| What you have to do |
Scan the records below for the line with "Generate a LaTeX" and the line with "(stopsakf) at (110,144.5)", and retype that range exactly, both ends included, pictures excepted.

| Material for this exercise |
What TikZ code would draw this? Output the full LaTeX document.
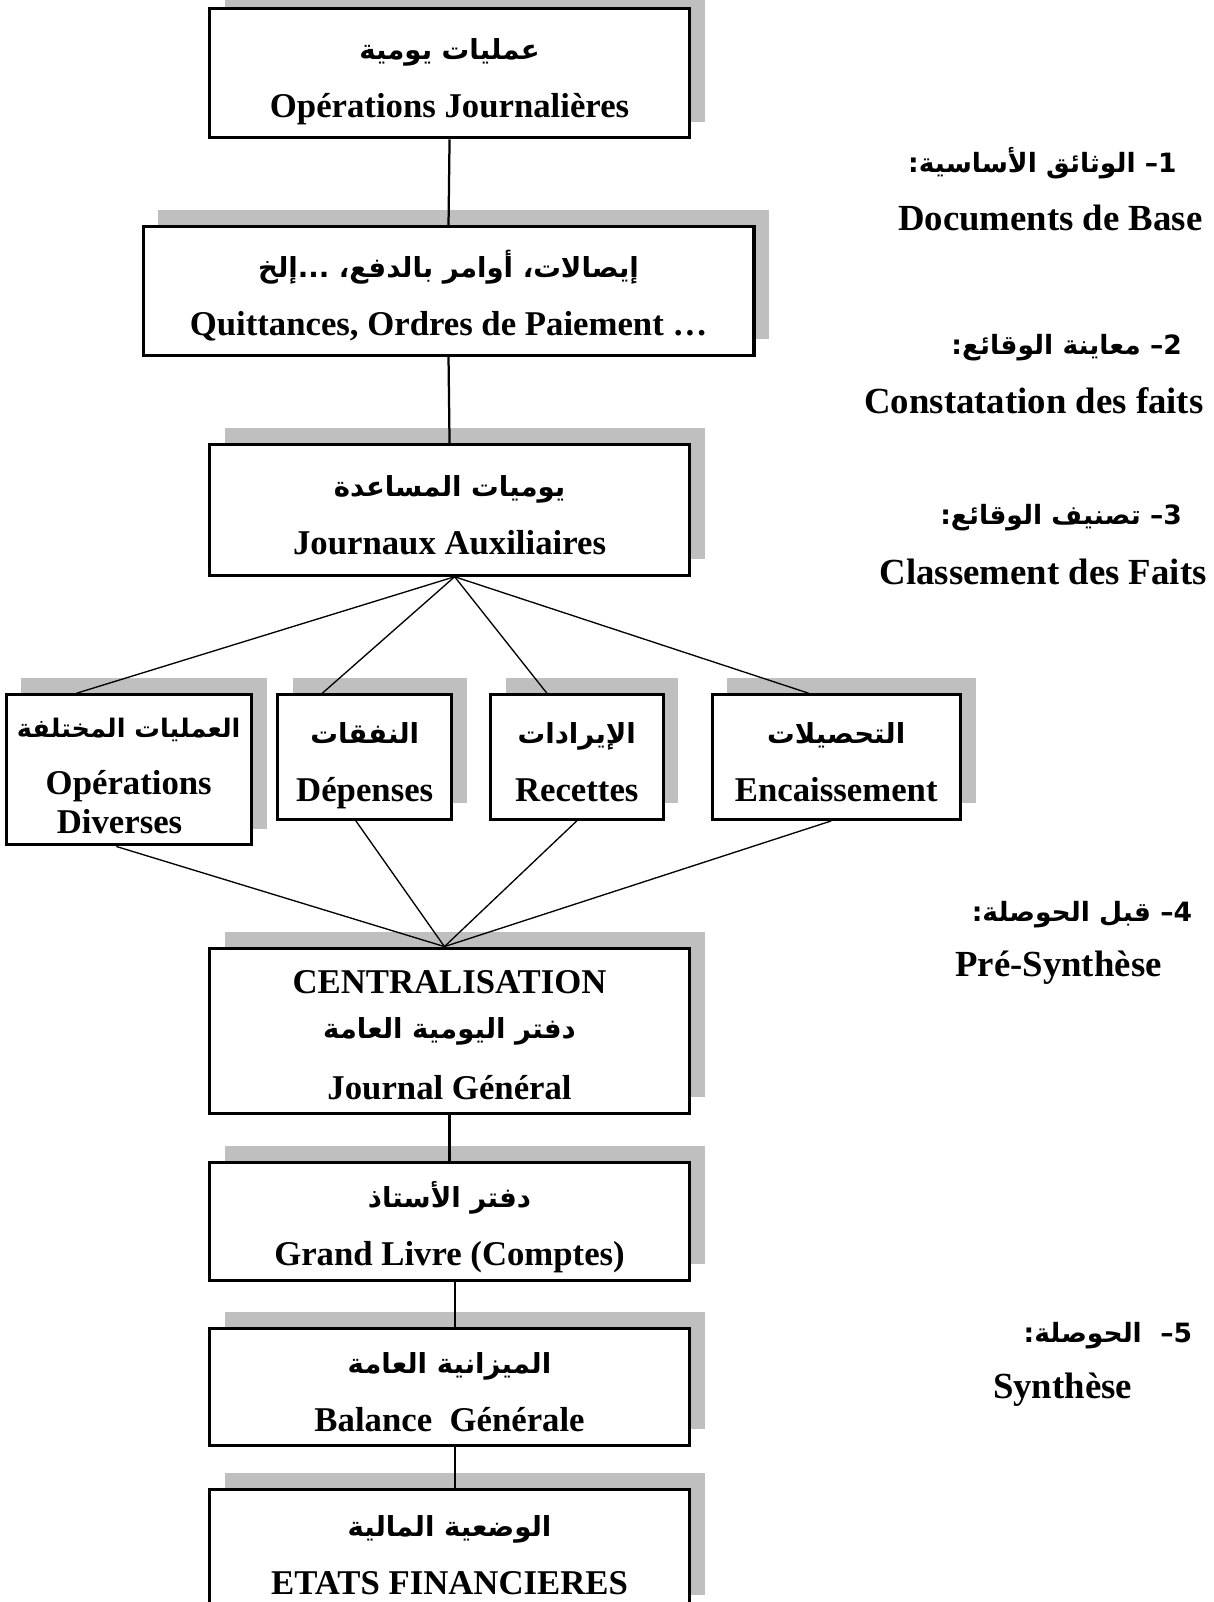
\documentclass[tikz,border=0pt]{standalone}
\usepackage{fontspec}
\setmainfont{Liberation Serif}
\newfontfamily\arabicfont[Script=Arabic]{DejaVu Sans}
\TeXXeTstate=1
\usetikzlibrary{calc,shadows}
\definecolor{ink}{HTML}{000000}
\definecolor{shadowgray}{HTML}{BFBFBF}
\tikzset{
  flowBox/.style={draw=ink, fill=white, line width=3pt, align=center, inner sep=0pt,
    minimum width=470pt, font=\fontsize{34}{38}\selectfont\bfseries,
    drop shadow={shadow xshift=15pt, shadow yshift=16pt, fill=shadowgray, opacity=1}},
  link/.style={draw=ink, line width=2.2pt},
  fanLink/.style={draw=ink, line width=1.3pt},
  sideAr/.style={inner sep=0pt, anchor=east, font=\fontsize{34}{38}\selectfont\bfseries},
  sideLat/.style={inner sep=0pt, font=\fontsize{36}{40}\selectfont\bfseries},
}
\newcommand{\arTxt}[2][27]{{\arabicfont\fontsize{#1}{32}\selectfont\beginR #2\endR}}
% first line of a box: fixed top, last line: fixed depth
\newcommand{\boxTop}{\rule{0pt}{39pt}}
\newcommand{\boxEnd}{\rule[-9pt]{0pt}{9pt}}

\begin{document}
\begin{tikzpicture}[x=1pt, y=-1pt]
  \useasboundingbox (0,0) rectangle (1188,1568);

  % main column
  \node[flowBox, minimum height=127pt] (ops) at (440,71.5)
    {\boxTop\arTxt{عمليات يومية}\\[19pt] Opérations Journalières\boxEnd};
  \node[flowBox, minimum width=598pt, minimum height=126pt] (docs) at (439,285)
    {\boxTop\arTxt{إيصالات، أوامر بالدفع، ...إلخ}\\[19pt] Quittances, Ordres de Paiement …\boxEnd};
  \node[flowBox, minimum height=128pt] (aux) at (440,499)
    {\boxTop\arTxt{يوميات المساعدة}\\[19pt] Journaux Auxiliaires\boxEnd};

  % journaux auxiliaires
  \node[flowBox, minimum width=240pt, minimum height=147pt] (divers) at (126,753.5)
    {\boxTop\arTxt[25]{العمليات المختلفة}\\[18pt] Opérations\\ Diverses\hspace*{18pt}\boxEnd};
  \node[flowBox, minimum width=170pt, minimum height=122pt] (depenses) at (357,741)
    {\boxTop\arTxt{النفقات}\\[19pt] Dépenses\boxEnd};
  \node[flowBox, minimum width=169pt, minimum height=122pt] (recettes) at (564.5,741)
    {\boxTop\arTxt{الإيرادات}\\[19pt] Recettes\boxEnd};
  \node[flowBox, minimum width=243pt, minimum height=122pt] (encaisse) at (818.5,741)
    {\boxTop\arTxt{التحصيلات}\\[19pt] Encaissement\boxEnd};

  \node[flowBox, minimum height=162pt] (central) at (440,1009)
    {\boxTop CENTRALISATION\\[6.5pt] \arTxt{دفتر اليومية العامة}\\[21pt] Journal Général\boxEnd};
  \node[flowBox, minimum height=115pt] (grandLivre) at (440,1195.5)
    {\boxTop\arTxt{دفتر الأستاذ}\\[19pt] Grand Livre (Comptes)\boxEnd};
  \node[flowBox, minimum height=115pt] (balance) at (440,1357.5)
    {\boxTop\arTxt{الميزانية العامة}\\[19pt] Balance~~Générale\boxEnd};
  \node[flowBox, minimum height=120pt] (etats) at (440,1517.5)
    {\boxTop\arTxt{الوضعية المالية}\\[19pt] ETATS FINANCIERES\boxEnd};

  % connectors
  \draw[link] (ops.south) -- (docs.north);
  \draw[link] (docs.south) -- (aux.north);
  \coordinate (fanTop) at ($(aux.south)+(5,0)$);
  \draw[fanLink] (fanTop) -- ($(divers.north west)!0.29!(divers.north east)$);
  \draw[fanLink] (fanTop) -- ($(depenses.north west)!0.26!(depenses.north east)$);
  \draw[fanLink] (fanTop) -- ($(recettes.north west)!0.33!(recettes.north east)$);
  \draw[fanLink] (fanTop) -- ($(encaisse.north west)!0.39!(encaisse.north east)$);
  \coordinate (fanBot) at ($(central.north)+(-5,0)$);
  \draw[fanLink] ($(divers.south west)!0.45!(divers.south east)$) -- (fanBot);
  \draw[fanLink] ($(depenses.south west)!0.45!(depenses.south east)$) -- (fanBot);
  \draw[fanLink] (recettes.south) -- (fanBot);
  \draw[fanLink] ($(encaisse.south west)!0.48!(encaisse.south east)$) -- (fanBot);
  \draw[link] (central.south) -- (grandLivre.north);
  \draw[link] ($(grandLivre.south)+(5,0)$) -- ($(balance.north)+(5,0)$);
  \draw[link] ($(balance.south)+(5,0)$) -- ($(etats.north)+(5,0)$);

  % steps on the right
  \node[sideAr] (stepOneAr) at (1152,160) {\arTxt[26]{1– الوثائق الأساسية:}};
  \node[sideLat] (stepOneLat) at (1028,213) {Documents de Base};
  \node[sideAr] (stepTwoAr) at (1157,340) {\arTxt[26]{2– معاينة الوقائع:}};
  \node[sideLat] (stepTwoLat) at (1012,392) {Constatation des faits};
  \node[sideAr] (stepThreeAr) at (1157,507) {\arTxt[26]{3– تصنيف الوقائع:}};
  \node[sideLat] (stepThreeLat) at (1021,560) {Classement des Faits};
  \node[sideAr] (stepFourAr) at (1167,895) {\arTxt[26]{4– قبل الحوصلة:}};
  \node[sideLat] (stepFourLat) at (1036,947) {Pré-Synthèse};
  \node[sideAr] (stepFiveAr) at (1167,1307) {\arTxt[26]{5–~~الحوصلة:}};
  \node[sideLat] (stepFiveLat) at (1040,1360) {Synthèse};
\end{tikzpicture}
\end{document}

...

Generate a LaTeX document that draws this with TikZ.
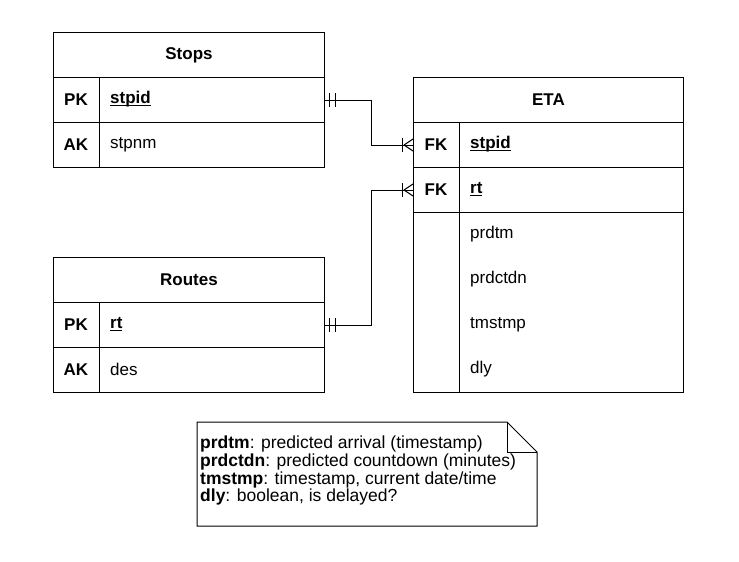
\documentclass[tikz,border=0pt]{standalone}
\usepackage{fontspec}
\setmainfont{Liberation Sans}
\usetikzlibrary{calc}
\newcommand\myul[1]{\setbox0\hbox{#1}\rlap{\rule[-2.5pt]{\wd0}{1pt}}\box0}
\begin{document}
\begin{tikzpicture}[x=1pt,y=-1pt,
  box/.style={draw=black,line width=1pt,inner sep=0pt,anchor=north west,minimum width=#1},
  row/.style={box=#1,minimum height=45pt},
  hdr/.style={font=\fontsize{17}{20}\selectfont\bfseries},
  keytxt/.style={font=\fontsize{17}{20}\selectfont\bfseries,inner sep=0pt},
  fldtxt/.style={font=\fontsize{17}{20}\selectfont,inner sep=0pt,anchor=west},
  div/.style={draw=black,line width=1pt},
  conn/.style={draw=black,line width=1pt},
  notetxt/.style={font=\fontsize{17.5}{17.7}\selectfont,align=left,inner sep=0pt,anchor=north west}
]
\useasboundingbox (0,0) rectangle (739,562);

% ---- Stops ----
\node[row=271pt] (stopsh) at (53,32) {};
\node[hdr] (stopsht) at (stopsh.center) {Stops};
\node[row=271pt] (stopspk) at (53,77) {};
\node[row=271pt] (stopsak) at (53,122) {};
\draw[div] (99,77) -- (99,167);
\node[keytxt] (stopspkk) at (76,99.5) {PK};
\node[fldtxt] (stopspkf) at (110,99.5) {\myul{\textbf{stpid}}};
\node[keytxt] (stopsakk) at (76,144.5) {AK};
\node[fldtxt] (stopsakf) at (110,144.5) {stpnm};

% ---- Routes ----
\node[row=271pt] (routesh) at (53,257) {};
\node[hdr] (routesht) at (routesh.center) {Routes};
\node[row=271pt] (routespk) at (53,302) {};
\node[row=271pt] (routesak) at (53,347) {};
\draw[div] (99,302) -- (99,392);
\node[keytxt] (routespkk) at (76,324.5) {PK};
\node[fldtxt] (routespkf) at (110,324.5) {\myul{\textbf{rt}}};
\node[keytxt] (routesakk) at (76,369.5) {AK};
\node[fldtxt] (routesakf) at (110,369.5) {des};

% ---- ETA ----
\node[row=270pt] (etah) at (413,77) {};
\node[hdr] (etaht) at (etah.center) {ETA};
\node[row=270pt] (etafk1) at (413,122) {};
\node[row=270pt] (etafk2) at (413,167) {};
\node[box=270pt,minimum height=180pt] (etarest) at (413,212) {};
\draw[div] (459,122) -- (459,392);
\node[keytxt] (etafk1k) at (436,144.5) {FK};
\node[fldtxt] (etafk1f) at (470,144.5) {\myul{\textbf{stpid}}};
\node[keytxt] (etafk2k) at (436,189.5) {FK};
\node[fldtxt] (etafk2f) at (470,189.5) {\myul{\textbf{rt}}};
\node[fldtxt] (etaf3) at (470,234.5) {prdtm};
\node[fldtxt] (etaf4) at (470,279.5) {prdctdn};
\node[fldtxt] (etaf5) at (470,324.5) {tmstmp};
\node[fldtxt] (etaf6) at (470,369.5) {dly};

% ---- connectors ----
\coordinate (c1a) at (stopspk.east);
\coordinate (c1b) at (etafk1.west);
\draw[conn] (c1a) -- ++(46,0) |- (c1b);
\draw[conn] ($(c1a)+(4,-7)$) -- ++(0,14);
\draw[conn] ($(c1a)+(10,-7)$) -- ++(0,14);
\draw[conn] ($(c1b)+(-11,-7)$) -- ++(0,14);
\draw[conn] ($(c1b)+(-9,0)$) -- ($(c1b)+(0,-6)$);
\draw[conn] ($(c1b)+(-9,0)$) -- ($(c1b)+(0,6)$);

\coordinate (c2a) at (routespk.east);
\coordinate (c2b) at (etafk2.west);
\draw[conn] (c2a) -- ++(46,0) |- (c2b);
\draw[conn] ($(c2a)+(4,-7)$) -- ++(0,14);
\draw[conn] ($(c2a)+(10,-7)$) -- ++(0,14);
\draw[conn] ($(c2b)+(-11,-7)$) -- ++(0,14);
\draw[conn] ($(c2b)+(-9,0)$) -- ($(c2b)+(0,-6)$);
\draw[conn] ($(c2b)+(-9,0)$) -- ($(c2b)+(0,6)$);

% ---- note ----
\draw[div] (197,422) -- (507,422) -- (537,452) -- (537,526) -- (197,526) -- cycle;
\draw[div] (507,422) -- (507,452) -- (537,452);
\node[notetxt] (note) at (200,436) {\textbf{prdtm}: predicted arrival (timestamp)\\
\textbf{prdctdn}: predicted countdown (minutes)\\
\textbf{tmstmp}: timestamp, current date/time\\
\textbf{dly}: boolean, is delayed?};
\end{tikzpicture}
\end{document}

| Full response |
Generate a LaTeX document that draws this with TikZ.
\documentclass[tikz,border=0pt]{standalone}
\usepackage{fontspec}
\setmainfont{Liberation Sans}
\usetikzlibrary{calc}
\newcommand\myul[1]{\setbox0\hbox{#1}\rlap{\rule[-2.5pt]{\wd0}{1pt}}\box0}
\begin{document}
\begin{tikzpicture}[x=1pt,y=-1pt,
  box/.style={draw=black,line width=1pt,inner sep=0pt,anchor=north west,minimum width=#1},
  row/.style={box=#1,minimum height=45pt},
  hdr/.style={font=\fontsize{17}{20}\selectfont\bfseries},
  keytxt/.style={font=\fontsize{17}{20}\selectfont\bfseries,inner sep=0pt},
  fldtxt/.style={font=\fontsize{17}{20}\selectfont,inner sep=0pt,anchor=west},
  div/.style={draw=black,line width=1pt},
  conn/.style={draw=black,line width=1pt},
  notetxt/.style={font=\fontsize{17.5}{17.7}\selectfont,align=left,inner sep=0pt,anchor=north west}
]
\useasboundingbox (0,0) rectangle (739,562);

% ---- Stops ----
\node[row=271pt] (stopsh) at (53,32) {};
\node[hdr] (stopsht) at (stopsh.center) {Stops};
\node[row=271pt] (stopspk) at (53,77) {};
\node[row=271pt] (stopsak) at (53,122) {};
\draw[div] (99,77) -- (99,167);
\node[keytxt] (stopspkk) at (76,99.5) {PK};
\node[fldtxt] (stopspkf) at (110,99.5) {\myul{\textbf{stpid}}};
\node[keytxt] (stopsakk) at (76,144.5) {AK};
\node[fldtxt] (stopsakf) at (110,144.5) {stpnm};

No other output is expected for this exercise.